Chinese Ambassador to Britain Liu Xiaoming during an interview in London, Britain, May 12, 2017. /Xinhua

Editor's note: Jonathan Arnott is a former member of the European Parliament. The article reflects the author's opinions, and not necessarily the views of CGTN.

Relationships must be built on trust. At present, whether the issue is Hong Kong, Huawei or COVID-19, the British and Chinese governments clearly haven't established trust.

The press conference on July 6 delivered by the Chinese ambassador to the United Kingdom, demonstrates the gradual escalation of rhetoric in relations between the two countries. The three issues may seem at first glance to be completely separate, but in reality they are related because they impact upon how the U.K.'s domestic agenda perceives Beijing.

Months from now, once the threat of COVID-19 has passed, there will be a time for examining all actions taken by national governments in response to the outbreak. It is likely that such an examination will show that governments around the world failed to fully appreciate the gravity of the situation until it was too late to prevent a large-scale outbreak. Whenever a new virus is identified, the country where it was first found will inevitably face considerable scrutiny. Yet it seems that criticism of China came first, without awaiting evidence.

There was a significant political shift away from China at that time. Politicians who had opposed Huawei's involvement in the UK's 5G network now had an alternative line of attack.

When perception is key in politics, the fact that the two issues are unconnected in theory does not prevent them from being connected in practice.

When I was a member of the European Parliament, a Brexiteer colleague asked me to speak with representatives of Huawei. I am often skeptical of politicians being lobbied by big business. Lobbying provides a competitive advantage to businesses large enough to be able to afford to lobby; the interests of small businesses can often end up being overlooked.

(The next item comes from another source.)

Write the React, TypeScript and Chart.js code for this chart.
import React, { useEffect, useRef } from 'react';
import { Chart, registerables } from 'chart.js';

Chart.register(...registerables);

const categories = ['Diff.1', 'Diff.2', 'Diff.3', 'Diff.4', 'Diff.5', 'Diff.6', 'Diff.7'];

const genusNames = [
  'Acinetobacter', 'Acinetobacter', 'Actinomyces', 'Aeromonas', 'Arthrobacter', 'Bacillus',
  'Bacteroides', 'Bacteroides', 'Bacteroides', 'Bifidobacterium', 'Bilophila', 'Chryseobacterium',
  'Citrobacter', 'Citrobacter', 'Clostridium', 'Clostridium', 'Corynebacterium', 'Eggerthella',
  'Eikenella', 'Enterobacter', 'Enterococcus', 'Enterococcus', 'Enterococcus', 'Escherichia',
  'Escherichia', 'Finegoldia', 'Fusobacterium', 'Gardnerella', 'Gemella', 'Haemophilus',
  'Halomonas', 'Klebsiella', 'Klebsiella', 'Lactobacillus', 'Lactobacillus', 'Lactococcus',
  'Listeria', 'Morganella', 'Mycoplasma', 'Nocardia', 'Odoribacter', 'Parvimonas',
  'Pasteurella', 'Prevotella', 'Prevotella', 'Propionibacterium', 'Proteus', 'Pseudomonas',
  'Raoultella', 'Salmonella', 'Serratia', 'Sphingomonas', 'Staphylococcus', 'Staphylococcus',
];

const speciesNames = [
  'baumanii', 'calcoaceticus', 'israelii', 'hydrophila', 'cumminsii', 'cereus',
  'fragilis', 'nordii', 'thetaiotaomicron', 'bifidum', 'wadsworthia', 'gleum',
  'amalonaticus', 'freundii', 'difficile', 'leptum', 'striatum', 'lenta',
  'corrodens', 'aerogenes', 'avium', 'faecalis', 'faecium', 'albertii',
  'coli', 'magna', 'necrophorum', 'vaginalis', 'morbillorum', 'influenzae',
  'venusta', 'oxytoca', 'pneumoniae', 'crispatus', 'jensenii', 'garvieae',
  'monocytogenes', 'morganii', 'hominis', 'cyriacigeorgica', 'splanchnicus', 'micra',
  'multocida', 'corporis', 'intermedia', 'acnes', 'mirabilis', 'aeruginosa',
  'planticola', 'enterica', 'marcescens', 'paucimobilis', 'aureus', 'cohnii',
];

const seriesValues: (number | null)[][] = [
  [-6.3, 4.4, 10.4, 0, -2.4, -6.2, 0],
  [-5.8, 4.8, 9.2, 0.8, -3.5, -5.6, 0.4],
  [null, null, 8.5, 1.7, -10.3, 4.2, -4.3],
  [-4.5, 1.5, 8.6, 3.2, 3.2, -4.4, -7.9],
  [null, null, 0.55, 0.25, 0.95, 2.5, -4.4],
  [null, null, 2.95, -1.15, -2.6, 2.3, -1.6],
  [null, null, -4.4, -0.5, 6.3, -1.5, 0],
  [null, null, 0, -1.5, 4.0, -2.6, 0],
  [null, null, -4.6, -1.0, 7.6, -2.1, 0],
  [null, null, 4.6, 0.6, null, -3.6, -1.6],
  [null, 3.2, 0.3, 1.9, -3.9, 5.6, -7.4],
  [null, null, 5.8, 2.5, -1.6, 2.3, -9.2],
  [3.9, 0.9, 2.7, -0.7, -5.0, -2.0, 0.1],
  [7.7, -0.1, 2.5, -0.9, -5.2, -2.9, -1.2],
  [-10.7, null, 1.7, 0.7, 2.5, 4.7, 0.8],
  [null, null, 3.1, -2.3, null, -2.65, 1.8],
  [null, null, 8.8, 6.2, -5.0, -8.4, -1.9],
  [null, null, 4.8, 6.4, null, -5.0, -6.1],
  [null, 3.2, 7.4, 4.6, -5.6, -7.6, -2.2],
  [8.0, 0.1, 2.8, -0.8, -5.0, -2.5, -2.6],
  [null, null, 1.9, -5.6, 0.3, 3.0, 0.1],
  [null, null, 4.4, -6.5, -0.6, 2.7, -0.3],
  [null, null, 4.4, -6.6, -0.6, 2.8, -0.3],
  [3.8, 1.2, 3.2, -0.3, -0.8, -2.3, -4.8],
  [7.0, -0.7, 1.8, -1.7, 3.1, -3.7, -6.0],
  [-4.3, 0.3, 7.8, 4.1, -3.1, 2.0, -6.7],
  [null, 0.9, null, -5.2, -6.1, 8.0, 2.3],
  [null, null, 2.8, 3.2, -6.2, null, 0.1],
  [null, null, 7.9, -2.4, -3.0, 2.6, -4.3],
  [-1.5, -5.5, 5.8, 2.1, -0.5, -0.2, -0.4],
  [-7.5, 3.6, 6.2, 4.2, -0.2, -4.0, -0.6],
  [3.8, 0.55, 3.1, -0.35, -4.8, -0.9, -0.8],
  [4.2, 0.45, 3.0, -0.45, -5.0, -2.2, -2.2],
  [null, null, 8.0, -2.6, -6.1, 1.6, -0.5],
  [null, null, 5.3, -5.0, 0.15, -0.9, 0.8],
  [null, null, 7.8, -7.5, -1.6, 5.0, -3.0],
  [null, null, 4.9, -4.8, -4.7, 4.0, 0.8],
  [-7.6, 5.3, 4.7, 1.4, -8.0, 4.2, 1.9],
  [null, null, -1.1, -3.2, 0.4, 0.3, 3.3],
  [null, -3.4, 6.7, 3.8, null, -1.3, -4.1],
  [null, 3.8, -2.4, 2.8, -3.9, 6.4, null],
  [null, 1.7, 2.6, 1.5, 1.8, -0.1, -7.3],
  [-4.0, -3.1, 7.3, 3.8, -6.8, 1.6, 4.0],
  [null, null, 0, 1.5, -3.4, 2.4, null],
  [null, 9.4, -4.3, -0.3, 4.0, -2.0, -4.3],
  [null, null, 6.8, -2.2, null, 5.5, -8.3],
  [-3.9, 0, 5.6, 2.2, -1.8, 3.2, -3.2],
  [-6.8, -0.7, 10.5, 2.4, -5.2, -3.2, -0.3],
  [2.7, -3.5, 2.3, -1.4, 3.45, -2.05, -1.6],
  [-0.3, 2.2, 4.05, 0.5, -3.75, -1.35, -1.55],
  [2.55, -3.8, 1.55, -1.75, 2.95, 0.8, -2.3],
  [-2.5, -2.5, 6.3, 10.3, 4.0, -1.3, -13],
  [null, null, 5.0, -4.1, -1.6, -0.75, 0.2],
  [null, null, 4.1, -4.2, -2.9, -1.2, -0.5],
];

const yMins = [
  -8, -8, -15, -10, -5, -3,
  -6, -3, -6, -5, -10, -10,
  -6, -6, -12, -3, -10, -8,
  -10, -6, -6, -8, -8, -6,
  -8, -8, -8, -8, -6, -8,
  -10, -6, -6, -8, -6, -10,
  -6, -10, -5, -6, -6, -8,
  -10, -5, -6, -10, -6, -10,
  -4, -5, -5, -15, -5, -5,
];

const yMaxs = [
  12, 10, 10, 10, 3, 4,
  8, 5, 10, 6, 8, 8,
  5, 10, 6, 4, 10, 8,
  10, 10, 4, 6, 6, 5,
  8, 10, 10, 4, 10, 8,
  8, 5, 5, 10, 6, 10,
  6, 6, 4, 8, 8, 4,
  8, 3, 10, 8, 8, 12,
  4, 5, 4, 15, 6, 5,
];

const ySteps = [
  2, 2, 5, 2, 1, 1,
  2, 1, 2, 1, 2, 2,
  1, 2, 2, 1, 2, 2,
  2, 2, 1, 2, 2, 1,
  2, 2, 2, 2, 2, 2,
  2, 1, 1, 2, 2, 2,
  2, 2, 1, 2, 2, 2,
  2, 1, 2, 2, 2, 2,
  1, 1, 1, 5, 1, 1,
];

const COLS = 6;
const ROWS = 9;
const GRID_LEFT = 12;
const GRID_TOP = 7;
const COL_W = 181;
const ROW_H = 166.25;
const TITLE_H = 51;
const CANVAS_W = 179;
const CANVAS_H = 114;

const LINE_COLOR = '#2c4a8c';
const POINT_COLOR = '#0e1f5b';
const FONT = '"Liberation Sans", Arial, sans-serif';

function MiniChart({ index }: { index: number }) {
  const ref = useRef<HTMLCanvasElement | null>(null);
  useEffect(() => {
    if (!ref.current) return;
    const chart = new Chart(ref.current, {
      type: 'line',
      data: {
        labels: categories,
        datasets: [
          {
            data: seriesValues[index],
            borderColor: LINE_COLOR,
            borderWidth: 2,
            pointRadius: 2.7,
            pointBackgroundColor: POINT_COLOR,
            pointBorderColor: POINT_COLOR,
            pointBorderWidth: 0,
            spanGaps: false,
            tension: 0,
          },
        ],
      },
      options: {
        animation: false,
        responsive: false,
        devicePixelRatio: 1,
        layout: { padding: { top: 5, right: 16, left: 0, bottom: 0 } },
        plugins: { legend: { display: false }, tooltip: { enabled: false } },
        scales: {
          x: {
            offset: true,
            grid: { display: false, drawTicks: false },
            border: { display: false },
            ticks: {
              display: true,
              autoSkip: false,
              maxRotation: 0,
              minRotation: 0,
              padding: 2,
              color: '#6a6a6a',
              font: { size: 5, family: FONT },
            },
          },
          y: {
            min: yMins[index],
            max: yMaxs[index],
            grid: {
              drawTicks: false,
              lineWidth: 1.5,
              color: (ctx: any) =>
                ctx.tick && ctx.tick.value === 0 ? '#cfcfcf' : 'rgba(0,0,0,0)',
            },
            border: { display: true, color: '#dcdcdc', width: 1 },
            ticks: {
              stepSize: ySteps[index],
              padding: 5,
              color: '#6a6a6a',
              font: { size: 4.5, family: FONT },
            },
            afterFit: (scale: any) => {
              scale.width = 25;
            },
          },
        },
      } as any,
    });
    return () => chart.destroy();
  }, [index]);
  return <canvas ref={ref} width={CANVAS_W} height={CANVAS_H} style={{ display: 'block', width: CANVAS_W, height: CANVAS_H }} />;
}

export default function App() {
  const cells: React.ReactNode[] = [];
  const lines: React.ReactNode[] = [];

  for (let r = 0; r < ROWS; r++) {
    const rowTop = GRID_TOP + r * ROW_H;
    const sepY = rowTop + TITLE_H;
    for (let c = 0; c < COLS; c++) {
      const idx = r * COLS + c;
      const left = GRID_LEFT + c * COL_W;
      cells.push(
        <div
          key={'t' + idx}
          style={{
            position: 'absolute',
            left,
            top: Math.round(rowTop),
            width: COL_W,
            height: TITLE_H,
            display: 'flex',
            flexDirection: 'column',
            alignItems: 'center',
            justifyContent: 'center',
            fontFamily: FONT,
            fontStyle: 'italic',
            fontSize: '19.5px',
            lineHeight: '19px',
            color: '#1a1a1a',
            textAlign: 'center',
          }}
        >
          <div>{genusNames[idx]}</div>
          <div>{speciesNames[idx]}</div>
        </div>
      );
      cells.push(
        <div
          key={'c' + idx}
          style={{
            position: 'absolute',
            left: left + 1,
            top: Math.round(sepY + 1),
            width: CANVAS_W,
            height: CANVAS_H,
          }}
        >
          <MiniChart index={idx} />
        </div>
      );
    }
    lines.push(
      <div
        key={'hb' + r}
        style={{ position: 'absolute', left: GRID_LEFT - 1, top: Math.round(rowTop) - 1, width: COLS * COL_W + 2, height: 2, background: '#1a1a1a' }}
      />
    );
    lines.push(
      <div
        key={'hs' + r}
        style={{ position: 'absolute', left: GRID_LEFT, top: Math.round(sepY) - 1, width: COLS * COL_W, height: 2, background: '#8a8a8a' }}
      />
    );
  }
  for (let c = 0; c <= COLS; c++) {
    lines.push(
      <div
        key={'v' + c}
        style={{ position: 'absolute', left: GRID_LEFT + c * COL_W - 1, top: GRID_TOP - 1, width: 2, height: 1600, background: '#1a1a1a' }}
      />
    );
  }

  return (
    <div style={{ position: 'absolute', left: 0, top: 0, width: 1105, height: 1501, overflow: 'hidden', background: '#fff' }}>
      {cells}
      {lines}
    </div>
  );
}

However, Huawei made a compelling case that the safeguards built into the system, scrutiny from companies using the network, the transparency of the coding, and Chinese law, would be sufficient to ensure safety and integrity of the network. On the other hand, I have not seen any national security advice – and I can respect the precautionary principle: If there is even a reasonable risk of the network being compromised, the level of risk might not be worth taking. Any decision to exclude would need to be evidence-based, with as much of that evidence being published as practical.

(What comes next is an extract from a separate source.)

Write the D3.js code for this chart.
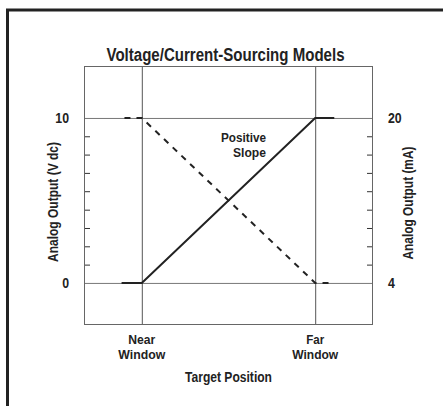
<!DOCTYPE html>
<html>
<head>
<meta charset="utf-8">
<script src="https://cdn.jsdelivr.net/npm/d3@7"></script>
<style>
  body { margin: 0; background: #fff; }
  svg text { font-family: "Liberation Sans", Arial, sans-serif; font-weight: bold; fill: #222; }
</style>
</head>
<body>
<div id="chart"></div>
<script>
// chart values
var windowNames = ["Near Window", "Far Window"];
var windowPositions = [1, 4];
var voltageTicks = [0, 10];
var currentTicks = [4, 20];
var minorTicks = [1.11, 2.22, 3.33, 4.44, 5.56, 6.67, 7.78, 8.89];
var positiveSlope = [[0.65, 0], [1, 0], [4, 10], [4.33, 10]];
var negativeSlope = [[0.7, 10], [1, 10], [4, 0], [4.33, 0]];

var svgWidth = 443;
var svgHeight = 406;
var box = { left: 84, right: 373, top: 66, bottom: 325 };

var svg = d3.select("#chart").append("svg")
  .attr("width", svgWidth)
  .attr("height", svgHeight);

// condensed look: squeeze text to a ratio of its natural width
function squeeze(sel, ratio) {
  sel.each(function() {
    var len = this.getComputedTextLength();
    d3.select(this).attr("textLength", len * (ratio || 0.8)).attr("lengthAdjust", "spacingAndGlyphs");
  });
}

// outer frame (open at right and bottom)
svg.append("path")
  .attr("d", "M7.5,406 V10 H443")
  .attr("fill", "none")
  .attr("stroke", "#222")
  .attr("stroke-width", 3);

var xScale = d3.scaleLinear().domain([0, 5]).range([box.left, box.right]);
var yScale = d3.scaleLinear().domain([-2.55, 13.15]).range([box.bottom, box.top]);
var mAScale = d3.scaleLinear().domain([4, 20]).range([yScale(0), yScale(10)]);

var w = box.right - box.left;

// minor ticks, inward on both sides
svg.append("g")
  .attr("transform", `translate(${box.left},0)`)
  .call(d3.axisLeft(yScale).tickValues(minorTicks).tickSize(-6).tickFormat(""))
  .call(g => g.select(".domain").remove())
  .selectAll("line").attr("stroke", "#333");

svg.append("g")
  .attr("transform", `translate(${box.right},0)`)
  .call(d3.axisRight(yScale).tickValues(minorTicks).tickSize(-6).tickFormat(""))
  .call(g => g.select(".domain").remove())
  .selectAll("line").attr("stroke", "#333");

// gridlines at 0 and 10 with labels
var leftAxis = svg.append("g")
  .attr("transform", `translate(${box.left},0)`)
  .call(d3.axisLeft(yScale).tickValues(voltageTicks).tickSize(-w).tickPadding(15));
leftAxis.select(".domain").remove();
leftAxis.selectAll("line").attr("stroke", "#777");
leftAxis.selectAll("text").attr("font-size", 15).attr("fill", "#222")
  .attr("font-family", null).call(squeeze, 0.82);

var rightAxis = svg.append("g")
  .attr("transform", `translate(${box.right},0)`)
  .call(d3.axisRight(mAScale).tickValues(currentTicks).tickSize(0).tickPadding(15));
rightAxis.select(".domain").remove();
rightAxis.selectAll("text").attr("font-size", 15).attr("fill", "#222")
  .attr("font-family", null).call(squeeze, 0.82);

// window verticals
svg.append("g")
  .attr("transform", `translate(0,${box.bottom})`)
  .call(d3.axisBottom(xScale).tickValues(windowPositions).tickSize(-(box.bottom - box.top)).tickFormat(""))
  .call(g => g.select(".domain").remove())
  .selectAll("line").attr("stroke", "#555");

// box
svg.append("rect")
  .attr("x", box.left + 0.5)
  .attr("y", box.top + 0.5)
  .attr("width", w - 1)
  .attr("height", box.bottom - box.top - 1)
  .attr("fill", "none")
  .attr("stroke", "#666");

var line = d3.line().x(d => xScale(d[0])).y(d => yScale(d[1]));

svg.append("path")
  .datum(positiveSlope)
  .attr("d", line)
  .attr("fill", "none")
  .attr("stroke", "#222")
  .attr("stroke-width", 2);

svg.append("path")
  .datum(negativeSlope)
  .attr("d", line)
  .attr("fill", "none")
  .attr("stroke", "#222")
  .attr("stroke-width", 2)
  .attr("stroke-dasharray", "6,6");

// texts, squeezed to the widths seen in the reference
function label(x, y, str, size, width, anchor) {
  return svg.append("text")
    .attr("x", x)
    .attr("y", y)
    .attr("text-anchor", anchor || "middle")
    .attr("font-size", size)
    .attr("textLength", width)
    .attr("lengthAdjust", "spacingAndGlyphs")
    .text(str);
}

label((box.left + box.right) / 2 - 3, 61, "Voltage/Current-Sourcing Models", 18, 238);

label(266, 142, "Positive", 13, 45, "end");
label(266, 157, "Slope", 13, 33, "end");

label(0, 0, "Analog Output (V dc)", 15, 120)
  .attr("transform", "translate(58,202) rotate(-90)");

label(0, 0, "Analog Output (mA)", 15, 113)
  .attr("transform", "translate(413,203) rotate(-90)");

var lineWidths = [[27, 47], [18, 46]];
windowNames.forEach(function(name, i) {
  name.split(" ").forEach(function(p, j) {
    label(xScale(windowPositions[i]), 344 + j * 15, p, 13, lineWidths[i][j]);
  });
});

label((box.left + box.right) / 2, 382, "Target Position", 14, 87);
</script>
</body>
</html>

A Huawei 5G mobile phone is used to test speed in Huawei's 5G Innovation and Experience Center in London, Britain, January 28, 2020. /Xinhua

A Huawei 5G mobile phone is used to test speed in Huawei's 5G Innovation and Experience Center in London, Britain, January 28, 2020. /Xinhua

The British government is being pulled in two directions. It knows that a trade deal with the United States would be a significant political coup. It likely suspects that this will be easier to achieve with a Republican rather than a Democrat in the White House, and knows that the clock is ticking. There is a desire, at least in the short-term, not to offend the American administration at this time.

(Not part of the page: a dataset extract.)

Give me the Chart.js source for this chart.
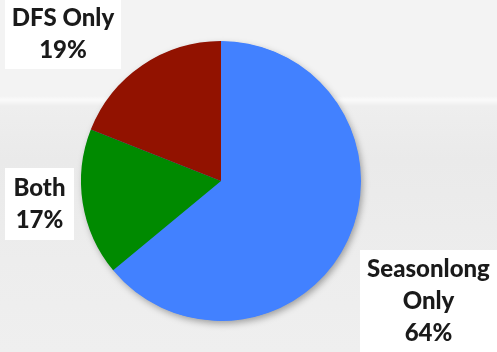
<!DOCTYPE html>
<html lang="en">
<head>
    <meta charset="UTF-8">
    <title>Fantasy players</title>
    <script src="https://cdn.jsdelivr.net/npm/chart.js"></script>
    <style>
        html, body { margin: 0; padding: 0; }
        body {
            width: 497px; height: 352px; overflow: hidden;
            background: linear-gradient(180deg, #f3f3f3 0, #f3f3f3 96px, #fafafa 100px, #eeeeee 106px, #eaeaea 160px, #ededed 260px, #efefef 352px);
        }
        .wrap { position: relative; width: 497px; height: 352px; }
    </style>
</head>
<body>
<div class="wrap">
    <canvas id="pie" width="497" height="352"></canvas>
</div>

<script>
    // data
    const categories = ['Seasonlong Only', 'Both', 'DFS Only'];
    const shares = [64, 17, 19];
    const sliceColors = ['#4281ff', '#008a00', '#921200'];

    // label boxes (layout only): x, y, w, h and text lines
    const boxes = [
        { x: 360, y: 250, w: 137, h: 102, lines: ['Seasonlong', 'Only'] },
        { x: 5, y: 168, w: 69, h: 72, lines: ['Both'] },
        { x: 5, y: 0, w: 116, h: 69, lines: ['DFS Only'] }
    ];

    const shadowPlugin = {
        id: 'shadow',
        beforeDatasetsDraw(chart) {
            const arc = chart.getDatasetMeta(0).data[0];
            if (!arc) return;
            const ctx = chart.ctx;
            ctx.save();
            ctx.shadowColor = 'rgba(0,0,0,0.35)';
            ctx.shadowBlur = 7;
            ctx.shadowOffsetX = 2;
            ctx.shadowOffsetY = 3;
            ctx.fillStyle = sliceColors[0];
            ctx.beginPath();
            ctx.arc(arc.x, arc.y, arc.outerRadius - 0.5, 0, Math.PI * 2);
            ctx.fill();
            ctx.restore();
        }
    };

    const boxLabels = {
        id: 'boxLabels',
        afterDraw(chart) {
            const ctx = chart.ctx;
            ctx.save();
            boxes.forEach((b, i) => {
                ctx.fillStyle = '#ffffff';
                ctx.fillRect(b.x, b.y, b.w, b.h);
                const lines = b.lines.concat([shares[i] + '%']);
                ctx.fillStyle = '#1a1a1a';
                ctx.font = '900 24px Lato';
                ctx.textAlign = 'center';
                ctx.textBaseline = 'middle';
                const lh = 32;
                const top = b.y + b.h / 2 - (lines.length - 1) * lh / 2;
                lines.forEach((t, j) => ctx.fillText(t, b.x + b.w / 2, top + j * lh));
            });
            ctx.restore();
        }
    };

    new Chart(document.getElementById('pie'), {
        type: 'pie',
        data: {
            labels: categories,
            datasets: [{
                data: shares,
                backgroundColor: sliceColors,
                borderWidth: 0
            }]
        },
        options: {
            responsive: false,
            animation: false,
            layout: { padding: { top: 41, bottom: 31, left: 81, right: 136 } },
            plugins: {
                legend: { display: false },
                tooltip: { enabled: false }
            }
        },
        plugins: [shadowPlugin, boxLabels]
    });
</script>
</body>
</html>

Robert Wood Johnson, the U.S. Ambassador to the United Kingdom, said last week that "trust, especially in something as important as a 5G network, cannot exist with a company such as Huawei that answers to an authoritarian government like China's." In that context, Liu Xiaoming's words at the press conference should be seen unofficially as the Chinese ambassador's response to the American ambassador: "The China business community are all watching how you handle Huawei. If you get rid of Huawei, it sends out a very bad message to other Chinese businesses… so we want to be your friend, we want to be your partner, but if you want to make China a hostile country you have to bear the consequences."

Following on from these two issues, Hong Kong is far more emotive. I expect that the British government decision to permit Hong Kong residents to settle in the United Kingdom will turn out to be a symbolic decision rather than an offer which would be taken up by a huge number of people.

The Chinese ambassador's comments on Huawei should perhaps have received more attention in the British press than they did: It is there, rather than on Hong Kong, where the UK's approach is not yet fully settled. To deny Huawei involvement – after the decision has already been taken to grant it - would be to delay 5G. To change at this stage would be costly and would slow business growth; it is therefore not a decision to be taken lightly.